In terms of tracking on-site user behavior of SEO traffic, consider making your internal product pages and PPC-facing pages separate (so you can track traffic more easily in Omniture, etc). Also, build a progression in your site that gives you intermediate data if a customer doesn't convert (demos, click-to-chat, separate order flow). By tracking the pages that form part of the customer experience, measuring fall-out, time on page, etc; you'll have the insight into the SEO campaign's performance that Andrew worries about capturing on page 2.

In terms of Becky's point, I recommend focusing on low-lying fruit first: basic SEO principles, then start building a larger foot-print for your site with a separate blog, then look at social networking efforts like building out the LinkedIn profile of your key staff; etc. You might also reach out to your IT service providers and offer to write a case-study or some other co-branded item that could get you a strong traffic-generating link from their site.

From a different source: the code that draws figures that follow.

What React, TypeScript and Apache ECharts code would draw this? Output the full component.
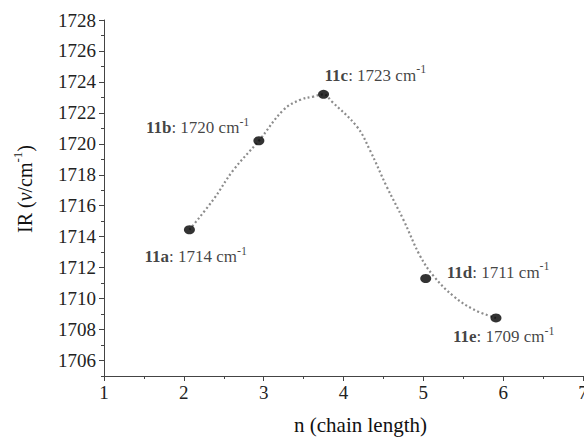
import React, { useEffect, useRef } from "react";
import * as echarts from "echarts";

// Measured compounds
const compounds = ["11a", "11b", "11c", "11d", "11e"];
const chainLength = [2.07, 2.94, 3.75, 5.03, 5.91];
const irPosition = [1714.45, 1720.2, 1723.2, 1711.3, 1708.75];
const irLabel = [1714, 1720, 1723, 1711, 1709];

// Dotted guide curve
const curveX = [2.07, 2.37, 2.62, 2.94, 3.25, 3.46, 3.62, 3.75, 3.85, 4.17, 4.33, 4.54, 4.75, 4.96, 5.13, 5.38, 5.63, 5.91];
const curveY = [1714.45, 1716.4, 1718.3, 1720.2, 1722.2, 1722.85, 1723.05, 1723.2, 1722.75, 1721.1, 1719.6, 1717.25, 1715.1, 1712.75, 1711.45, 1710.15, 1709.3, 1708.75];

// Axis ticks
const yTickLabels = [1706, 1708, 1710, 1712, 1714, 1716, 1718, 1720, 1722, 1724, 1726, 1728];

// Label placement (pixels relative to point)
const labelOffsets: [number, number][] = [
  [-45, 27],
  [-113, -13],
  [1, -19],
  [21, -6],
  [-43, 19],
];

const FONT = "Liberation Serif";

export default function App() {
  const ref = useRef<HTMLDivElement>(null);
  useEffect(() => {
    if (!ref.current) return;
    const chart = echarts.init(ref.current, undefined, { renderer: "svg" });
    const richLabel = {
      b: { fontFamily: FONT, fontSize: 17, fontWeight: "bold", color: "#111", lineHeight: 24 },
      t: { fontFamily: FONT, fontSize: 17, color: "#111", lineHeight: 24 },
      s: { fontFamily: FONT, fontSize: 12, color: "#111", lineHeight: 12, verticalAlign: "top" },
    };
    const points = compounds.map((c, i) => ({
      name: c,
      value: [chainLength[i], irPosition[i]],
      label: {
        show: true,
        position: "inside",
        align: "left",
        verticalAlign: "middle",
        offset: labelOffsets[i],
        fontFamily: FONT,
        formatter: `{b|${c}}{t|: ${irLabel[i]} cm}{s|-1}`,
        rich: richLabel,
      },
    }));
    chart.setOption({
      animation: false,
      backgroundColor: "#ffffff",
      textStyle: { fontFamily: FONT },
      grid: { left: 104, right: 1, top: 20, bottom: 61, containLabel: false, outerBoundsMode: "none" },
      xAxis: {
        type: "value",
        min: 1,
        max: 7,
        interval: 1,
        name: "n (chain length)",
        nameLocation: "middle",
        nameGap: 38,
        nameTextStyle: { fontFamily: FONT, fontSize: 21, color: "#111", padding: [0, 0, 0, 34] },
        axisLine: { show: true, lineStyle: { color: "#444", width: 1 } },
        axisTick: { show: true, inside: false, length: 5, lineStyle: { color: "#444" } },
        minorTick: { show: true, splitNumber: 2, length: 3, lineStyle: { color: "#444" } },
        axisLabel: { fontFamily: FONT, fontSize: 19, color: "#222", margin: 7, formatter: (v: number) => String(v) },
        splitLine: { show: false },
      },
      yAxis: [
        {
          type: "value",
          position: "left",
          min: 1705,
          max: 1728,
          interval: 1,
          name: "{t|IR (}{i|v}{t|/cm}{s|-1}{t|)}",
          nameLocation: "middle",
          nameGap: 65,
          nameTextStyle: {
            fontFamily: FONT,
            padding: [0, 0, 0, 18],
            rich: {
              t: { fontFamily: FONT, fontSize: 20, color: "#111", lineHeight: 28 },
              i: { fontFamily: FONT, fontSize: 20, fontStyle: "italic", color: "#111", lineHeight: 28 },
              s: { fontFamily: FONT, fontSize: 13, color: "#111", lineHeight: 13, verticalAlign: "top" },
            },
          },
          axisLine: { show: true, lineStyle: { color: "#444", width: 1 } },
          axisTick: { show: true, inside: false, length: 5, customValues: yTickLabels, lineStyle: { color: "#444" } },
          axisLabel: {
            fontFamily: FONT,
            fontSize: 19,
            color: "#222",
            margin: 8,
            customValues: yTickLabels,
            formatter: (v: number) => String(v),
          },
          splitLine: { show: false },
        },
        {
          type: "value",
          position: "left",
          offset: 0,
          min: 1705,
          max: 1728,
          interval: 1,
          axisLine: { show: false },
          axisTick: { show: true, inside: false, length: 3, lineStyle: { color: "#444" } },
          axisLabel: { show: false },
          splitLine: { show: false },
        },
      ],
      series: [
        {
          type: "line",
          yAxisIndex: 0,
          data: curveX.map((x, i) => [x, curveY[i]]),
          smooth: 0.4,
          showSymbol: false,
          silent: true,
          lineStyle: { color: "#8c8c8c", width: 2.2, type: [2, 2.5] },
          z: 1,
        },
        {
          type: "scatter",
          yAxisIndex: 0,
          symbol: "circle",
          symbolSize: [11, 9],
          itemStyle: { color: "#000" },
          data: points,
          z: 3,
        },
      ],
    });
    return () => chart.dispose();
  }, []);
  return (
    <div
      ref={ref}
      style={{ position: "fixed", left: 0, top: 0, width: 584, height: 437, background: "#fff" }}
    />
  );
}
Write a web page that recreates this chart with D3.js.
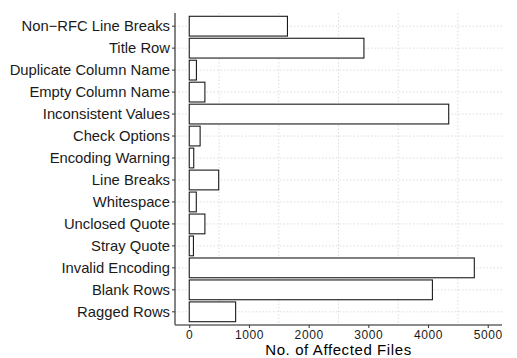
<!DOCTYPE html>
<html>
<head>
<meta charset="utf-8">
<script src="https://cdn.jsdelivr.net/npm/d3@7"></script>
<style>
  html, body { margin: 0; padding: 0; background: #fff; }
  text { font-family: "Liberation Sans", Arial, Helvetica, sans-serif; }
</style>
</head>
<body>
<svg id="chart" width="517" height="358"></svg>
<script>
// Issue categories, listed top to bottom
const categories = [
  "Non\u2212RFC Line Breaks", "Title Row", "Duplicate Column Name", "Empty Column Name",
  "Inconsistent Values", "Check Options", "Encoding Warning", "Line Breaks",
  "Whitespace", "Unclosed Quote", "Stray Quote", "Invalid Encoding",
  "Blank Rows", "Ragged Rows"
];
// Number of files affected by each issue
const affectedFiles = [
  1645, 2926, 120, 262,
  4346, 182, 75, 493,
  118, 262, 70, 4775,
  4073, 777
];
const xTicks = [0, 1000, 2000, 3000, 4000, 5000];
const xGrid = [500, 1500, 2500, 3500, 4500];
const xTitle = "No. of Affected Files";

const data = categories.map((c, i) => ({ name: c, value: affectedFiles[i] }));

const svg = d3.select("#chart");
const panel = { left: 175, right: 502, top: 13, bottom: 325 };

const maxV = d3.max(affectedFiles);
const x = d3.scaleLinear()
  .domain([-0.05 * maxV, Math.max(5000, maxV) + 0.05 * maxV])
  .range([panel.left, panel.right]);

const y = d3.scaleBand()
  .domain(categories)
  .range([panel.top, panel.bottom])
  .paddingInner(0.1)
  .paddingOuter(0.15);

// dotted grid
const grid = svg.append("g").attr("stroke", "#dcdcdc").attr("stroke-width", 1)
  .attr("stroke-dasharray", "1.5,2");
grid.selectAll("line.h").data(categories).join("line")
  .attr("x1", panel.left).attr("x2", panel.right)
  .attr("y1", d => y(d) + y.bandwidth() / 2).attr("y2", d => y(d) + y.bandwidth() / 2);
grid.selectAll("line.v").data(xGrid).join("line")
  .attr("x1", d => x(d)).attr("x2", d => x(d))
  .attr("y1", panel.top).attr("y2", panel.bottom);

// bars
svg.append("g").selectAll("rect").data(data).join("rect")
  .attr("x", x(0))
  .attr("y", d => y(d.name))
  .attr("width", d => x(d.value) - x(0))
  .attr("height", y.bandwidth())
  .attr("fill", "#fff")
  .attr("stroke", "#1a1a1a")
  .attr("stroke-width", 1.1);

// y axis
const yAxis = svg.append("g")
  .attr("transform", `translate(${panel.left},0)`)
  .call(d3.axisLeft(y).tickSize(3).tickPadding(2).tickSizeOuter(0));
yAxis.select(".domain").attr("stroke", "#666").attr("stroke-width", 1.6)
  .attr("d", `M0,${panel.top}V${panel.bottom}`);
yAxis.selectAll(".tick line").attr("stroke", "#333").attr("stroke-width", 1);
yAxis.selectAll(".tick text").attr("fill", "#1a1a1a").attr("font-size", 14.8)
  .attr("dy", "0.35em");

// x axis
const xAxis = svg.append("g")
  .attr("transform", `translate(0,${panel.bottom})`)
  .call(d3.axisBottom(x).tickValues(xTicks).tickFormat(d3.format("d")).tickSize(3).tickPadding(2).tickSizeOuter(0));
xAxis.select(".domain").attr("stroke", "#666").attr("stroke-width", 1.6)
  .attr("d", `M${panel.left},0H${panel.right}`);
xAxis.selectAll(".tick line").attr("stroke", "#333").attr("stroke-width", 1);
xAxis.selectAll(".tick text").attr("fill", "#1a1a1a").attr("font-size", 12)
  .attr("letter-spacing", "0.6px");

// x axis title
svg.append("text")
  .attr("x", (panel.left + panel.right) / 2)
  .attr("y", 354.5)
  .attr("text-anchor", "middle")
  .attr("font-size", 15)
  .attr("letter-spacing", "0.6px")
  .attr("fill", "#000")
  .text(xTitle);
</script>
</body>
</html>
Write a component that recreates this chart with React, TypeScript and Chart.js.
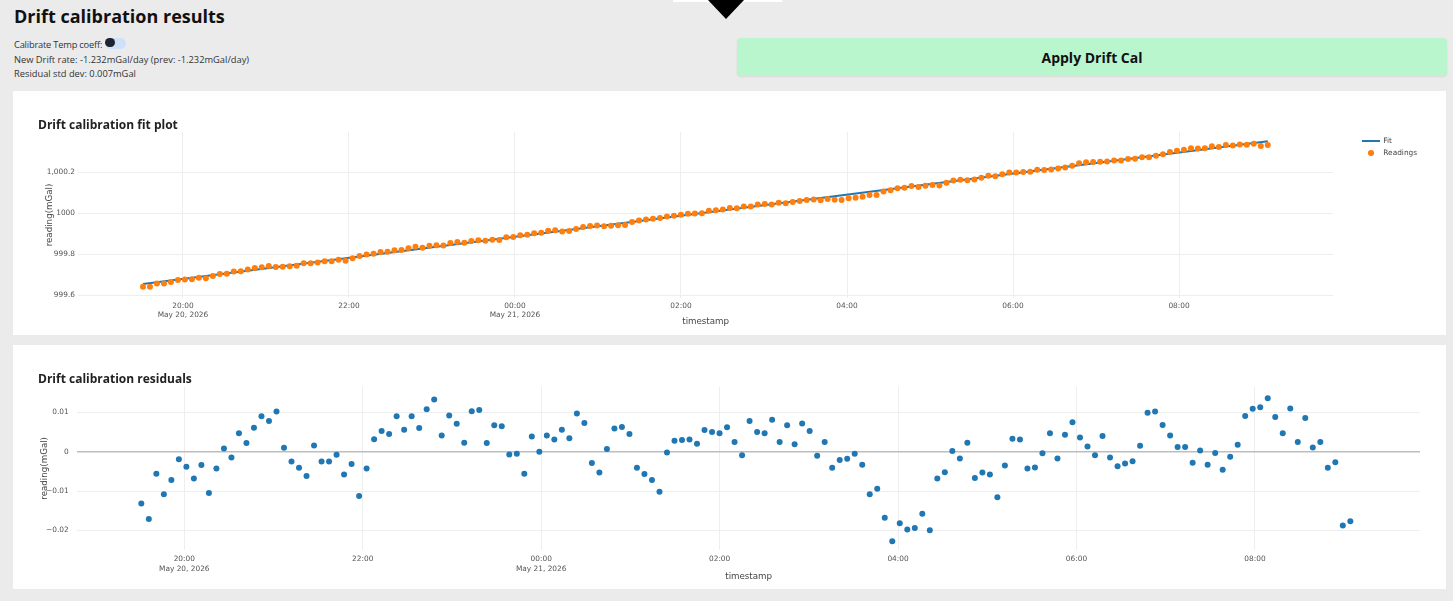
import React, { useEffect, useRef } from "react";
import { Chart, registerables } from "chart.js";

Chart.register(...registerables);

// Readings are sampled every ~5 minutes starting at this local time
const START_TIME = "2026-05-20T19:31:06";
const SAMPLE_INTERVAL_S = 303;
const DAY_ORIGIN = "2026-05-20T00:00:00";

// Residual of each reading against the linear drift fit (mGal)
const RESIDUALS = [
  -0.0132, -0.0171, -0.0056, -0.0108, -0.0072, -0.0019, -0.0038, -0.0068, -0.0034, -0.0105,
  -0.0043, 0.0008, -0.0015, 0.0047, 0.0022, 0.0061, 0.009, 0.0078, 0.0102, 0.001,
  -0.0025, -0.0041, -0.0062, 0.0016, -0.0025, -0.0025, -0.0008, -0.0058, -0.0031, -0.0113,
  -0.0043, 0.0032, 0.0053, 0.0045, 0.009, 0.0056, 0.009, 0.006, 0.0108, 0.0133,
  0.0041, 0.0092, 0.0071, 0.0023, 0.0103, 0.0106, 0.0022, 0.0067, 0.0065, -0.0007,
  -0.0005, -0.0056, 0.0039, 0.0, 0.0041, 0.0031, 0.0056, 0.0034, 0.0097, 0.0073,
  -0.0029, -0.0053, 0.0007, 0.0059, 0.0063, 0.0045, -0.0041, -0.0057, -0.0072, -0.0102,
  -0.0002, 0.0028, 0.003, 0.0031, 0.002, 0.0055, 0.005, 0.0047, 0.0062, 0.0025,
  -0.0009, 0.0078, 0.005, 0.0047, 0.0081, 0.0025, 0.0067, 0.0019, 0.0072, 0.0053,
  -0.001, 0.0025, -0.0041, -0.0021, -0.0018, -0.0005, -0.0033, -0.0108, -0.0094, -0.0168,
  -0.0228, -0.0182, -0.0198, -0.0194, -0.0158, -0.02, -0.0068, -0.0052, 0.0002, -0.0017,
  0.0023, -0.0067, -0.0053, -0.0058, -0.0116, -0.0035, 0.0033, 0.0031, -0.0043, -0.004,
  -0.0004, 0.0047, -0.0017, 0.0043, 0.0075, 0.0036, 0.0013, -0.0009, 0.004, -0.0015,
  -0.0037, -0.003, -0.0024, 0.0015, 0.0099, 0.0102, 0.0068, 0.0041, 0.0012, 0.0012,
  -0.0028, 0.0003, -0.0033, -0.0003, -0.0046, -0.0013, 0.0018, 0.0091, 0.0109, 0.0113,
  0.0136, 0.0088, 0.0047, 0.011, 0.0025, 0.0086, 0.0011, 0.0025, -0.0041, -0.0027,
  -0.0188, -0.0177,
];

// Linear drift fit evaluated at the first and the last reading (mGal)
const FIT_START = 999.655;
const FIT_END = 1000.351;

// Axis ticks (hours counted from midnight of May 20)
const X_TICK_HOURS = [20, 22, 24, 26, 28, 30, 32];
const X_TICK_LABELS: (string | string[])[] = [
  ["20:00", "May 20, 2026"],
  "22:00",
  ["00:00", "May 21, 2026"],
  "02:00",
  "04:00",
  "06:00",
  "08:00",
];
const FIT_Y_TICKS = [999.6, 999.8, 1000, 1000.2];
const FIT_Y_LABELS = ["999.6", "999.8", "1000", "1,000.2"];
const RES_Y_TICKS = [-0.02, -0.01, 0, 0.01];
const RES_Y_LABELS = ["\u22120.02", "\u22120.01", "0", "0.01"];

const BLUE = "#1f77b4";
const ORANGE = "#ff7f0e";
const TICK_FONT = "DejaVu Sans, Verdana, sans-serif";
const HTML_FONT = "'Open Sans', 'Noto Sans', sans-serif";

const hoursOf = (iso: string) =>
  (new Date(iso).getTime() - new Date(DAY_ORIGIN).getTime()) / 3600000;

const T0 = hoursOf(START_TIME);
const TIMES = RESIDUALS.map((_, i) => T0 + (i * SAMPLE_INTERVAL_S) / 3600);
const T_LAST = TIMES[TIMES.length - 1];

// reading = fit(t) + residual(t)
const fitAt = (t: number) => FIT_START + ((FIT_END - FIT_START) * (t - T0)) / (T_LAST - T0);
const READINGS = TIMES.map((t, i) => fitAt(t) + RESIDUALS[i]);

const labelFrom = (ticks: number[], labels: any[]) => (value: number) => {
  const i = ticks.findIndex((t) => Math.abs(t - value) < 1e-9);
  return i >= 0 ? labels[i] : "";
};

type Layout = {
  xMin: number;
  xMax: number;
  yMin: number;
  yMax: number;
  yTicks: number[];
  yLabels: string[];
  yAxisWidth: number;
  yTickPad: number;
  yTitlePad: number;
  xAxisHeight: number;
  xTickPad: number;
  xTitlePad: number;
  padRight: number;
  padTop: number;
  padBottom: number;
  zeroLine: boolean;
};

function scalesFor(l: Layout) {
  return {
    x: {
      type: "linear",
      min: l.xMin,
      max: l.xMax,
      afterBuildTicks: (s: any) => {
        s.ticks = X_TICK_HOURS.map((v) => ({ value: v }));
      },
      afterFit: (s: any) => {
        s.height = l.xAxisHeight;
      },
      ticks: {
        autoSkip: false,
        maxRotation: 0,
        color: "#555",
        padding: l.xTickPad,
        font: { family: TICK_FONT, size: 7.4, lineHeight: 1.28 },
        callback: labelFrom(X_TICK_HOURS, X_TICK_LABELS),
      },
      grid: { color: "#eeeeee", lineWidth: 1, drawTicks: false },
      border: { display: false },
      title: {
        display: true,
        text: "timestamp",
        color: "#444",
        font: { family: TICK_FONT, size: 8.7, lineHeight: 1.2 },
        padding: { top: 0, bottom: l.xTitlePad },
      },
    },
    y: {
      type: "linear",
      min: l.yMin,
      max: l.yMax,
      afterBuildTicks: (s: any) => {
        s.ticks = l.yTicks.map((v) => ({ value: v }));
      },
      afterFit: (s: any) => {
        s.width = l.yAxisWidth;
      },
      ticks: {
        color: "#555",
        padding: l.yTickPad,
        font: { family: TICK_FONT, size: 7.4 },
        callback: labelFrom(l.yTicks, l.yLabels),
      },
      grid: {
        drawTicks: false,
        color: (c: any) => (l.zeroLine && c.tick && c.tick.value === 0 ? "#bdbdbd" : "#eeeeee"),
        lineWidth: (c: any) => (l.zeroLine && c.tick && c.tick.value === 0 ? 1.5 : 1),
      },
      border: { display: false },
      title: {
        display: true,
        text: "reading(mGal)",
        color: "#444",
        font: { family: TICK_FONT, size: 8.7, lineHeight: 1.2 },
        padding: { top: l.yTitlePad, bottom: 0 },
      },
    },
  };
}

function optionsFor(l: Layout) {
  return {
    responsive: false,
    animation: false,
    events: [],
    layout: { padding: { left: 0, right: l.padRight, top: l.padTop, bottom: l.padBottom } },
    plugins: { legend: { display: false }, tooltip: { enabled: false } },
    scales: scalesFor(l),
  };
}

const FIT_LAYOUT: Layout = {
  xMin: 18.739,
  xMax: 33.855,
  yMin: 999.5868,
  yMax: 1000.3966,
  yTicks: FIT_Y_TICKS,
  yLabels: FIT_Y_LABELS,
  yAxisWidth: 65.3,
  yTickPad: 3.3,
  yTitlePad: 31.8,
  xAxisHeight: 37,
  xTickPad: 3,
  xTitlePad: 7.8,
  padRight: 113,
  padTop: 41,
  padBottom: 0,
  zeroLine: false,
};

const RES_LAYOUT: Layout = {
  xMin: 18.8007,
  xMax: 33.85,
  yMin: -0.02501,
  yMax: 0.01654,
  yTicks: RES_Y_TICKS,
  yLabels: RES_Y_LABELS,
  yAxisWidth: 64.3,
  yTickPad: 8.6,
  yTitlePad: 26.1,
  xAxisHeight: 37,
  xTickPad: 4.5,
  xTitlePad: 4.8,
  padRight: 26,
  padTop: 41.7,
  padBottom: 2,
  zeroLine: true,
};

const PANEL_W = 1433;
const PANEL_H = 244;

function useChart(build: () => any) {
  const ref = useRef<HTMLCanvasElement | null>(null);
  useEffect(() => {
    if (!ref.current) return;
    const chart = new Chart(ref.current, build());
    return () => chart.destroy();
  }, []);
  return ref;
}

function FitPlot() {
  const ref = useChart(() => ({
    type: "scatter",
    data: {
      datasets: [
        {
          label: "Fit",
          type: "line",
          data: [
            { x: T0, y: FIT_START },
            { x: T_LAST, y: FIT_END },
          ],
          borderColor: BLUE,
          borderWidth: 2,
          pointRadius: 0,
          fill: false,
          order: 2,
        },
        {
          label: "Readings",
          data: TIMES.map((t, i) => ({ x: t, y: READINGS[i] })),
          backgroundColor: ORANGE,
          borderWidth: 0,
          pointRadius: 3,
          order: 1,
        },
      ],
    },
    options: optionsFor(FIT_LAYOUT),
  }));
  return <canvas ref={ref} width={PANEL_W} height={PANEL_H} style={{ position: "absolute", left: 0, top: 0 }} />;
}

function ResidualPlot() {
  const ref = useChart(() => ({
    type: "scatter",
    data: {
      datasets: [
        {
          label: "Residuals",
          data: TIMES.map((t, i) => ({ x: t, y: RESIDUALS[i] })),
          backgroundColor: BLUE,
          borderWidth: 0,
          pointRadius: 3,
        },
      ],
    },
    options: optionsFor(RES_LAYOUT),
  }));
  return <canvas ref={ref} width={PANEL_W} height={PANEL_H} style={{ position: "absolute", left: 0, top: 0 }} />;
}

const textLine = (left: number, top: number, size: number, lh: number, extra: any = {}) => ({
  position: "absolute" as const,
  left,
  top,
  fontFamily: HTML_FONT,
  fontSize: size,
  lineHeight: `${lh}px`,
  whiteSpace: "nowrap" as const,
  ...extra,
});

export default function App() {
  return (
    <div
      style={{
        position: "absolute",
        left: 0,
        top: 0,
        width: 1453,
        height: 601,
        background: "#ebebeb",
        overflow: "hidden",
      }}
    >
      {/* page header */}
      <div style={{ position: "absolute", left: 673, top: 0, width: 109, height: 2, background: "#fff" }} />
      <div
        style={{
          position: "absolute",
          left: 708,
          top: 0,
          width: 0,
          height: 0,
          borderLeft: "18.5px solid transparent",
          borderRight: "18.5px solid transparent",
          borderTop: "19px solid #000",
        }}
      />
      <div style={textLine(14, 4.3, 18, 24, { fontWeight: 700, color: "#111" })}>Drift calibration results</div>
      <div style={textLine(14, 38.7, 9.3, 12, { color: "#333", letterSpacing: "-0.2px" })}>
        Calibrate Temp coeff:
      </div>
      <div
        style={{
          position: "absolute",
          left: 105,
          top: 37.5,
          width: 21,
          height: 11,
          borderRadius: 5.5,
          background: "#cfe0fb",
        }}
      />
      <div
        style={{
          position: "absolute",
          left: 105.3,
          top: 37.8,
          width: 9.5,
          height: 9.5,
          borderRadius: "50%",
          background: "#1c2333",
        }}
      />
      <div style={textLine(14, 53.7, 9.3, 12, { color: "#333" })}>
        New Drift rate: -1.232mGal/day (prev: -1.232mGal/day)
      </div>
      <div style={textLine(14, 68.1, 9.3, 12, { color: "#333" })}>Residual std dev: 0.007mGal</div>
      <div
        style={{
          position: "absolute",
          left: 737,
          top: 38,
          width: 710,
          height: 38,
          borderRadius: 4,
          background: "#b9f6ce",
          boxShadow: "0 1px 2px rgba(0,0,0,0.08)",
          display: "flex",
          alignItems: "center",
          justifyContent: "center",
          fontFamily: HTML_FONT,
          fontWeight: 700,
          fontSize: 14,
          color: "#111",
        }}
      >
        Apply Drift Cal
      </div>

      {/* fit panel */}
      <div style={{ position: "absolute", left: 13, top: 91, width: PANEL_W, height: PANEL_H, background: "#fff" }}>
        <FitPlot />
        <div style={textLine(25, 116.7 - 91, 12, 16, { fontWeight: 700, color: "#222" })}>
          Drift calibration fit plot
        </div>
        <div style={{ position: "absolute", left: 1362 - 13, top: 139.7 - 91, width: 18, height: 2, background: BLUE }} />
        <div
          style={{
            position: "absolute",
            left: 1368 - 13,
            top: 150 - 91,
            width: 5.5,
            height: 5.5,
            borderRadius: "50%",
            background: ORANGE,
          }}
        />
        <div style={textLine(1383.3 - 13, 135.7 - 91, 7.4, 10, { fontFamily: TICK_FONT, color: "#444" })}>Fit</div>
        <div style={textLine(1383.3 - 13, 147.7 - 91, 7.4, 10, { fontFamily: TICK_FONT, color: "#444" })}>
          Readings
        </div>
      </div>

      {/* residual panel */}
      <div style={{ position: "absolute", left: 13, top: 345, width: PANEL_W, height: PANEL_H, background: "#fff" }}>
        <ResidualPlot />
        <div style={textLine(25, 370.7 - 345, 12, 16, { fontWeight: 700, color: "#222" })}>
          Drift calibration residuals
        </div>
      </div>
    </div>
  );
}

I'd be happy to email a 7-step guide to online marketing that I put together for my internal team. Note: I don't work for an agency & am not offering any professional service, making a sales pitch, etc – just offering free, no-strings help from one marketer to another.
-Stephen.Ellis@muralconsulting.com

Becky Jacoby
Becky Jacoby April 28, 2008 at 9:58 AM

Interesting insights...but how can an entrepreneur, small business or nonprofit (all usually having staff stretched thin) utilize the organic search trend? We expect corporations to move this way. Does that omit SEO organic growth-trend for smaller enterprises?

Brian Carter
Brian Carter April 28, 2008 at 9:17 AM

Everything sounds good except for what you measure in SEO. I understand the concentration on increasing reach, but when analytics packages like Omniture can help you focus on which search terms lead to business results (MWR conversions), how can you not hold your SEO activities accountable for that? I also understand that with both PPC and SEO there's a sales cycle that means people don't immediately convert- there's still room for branding and measuring engagement for these people, but I think measuring conversions has to be part of SEO metrics.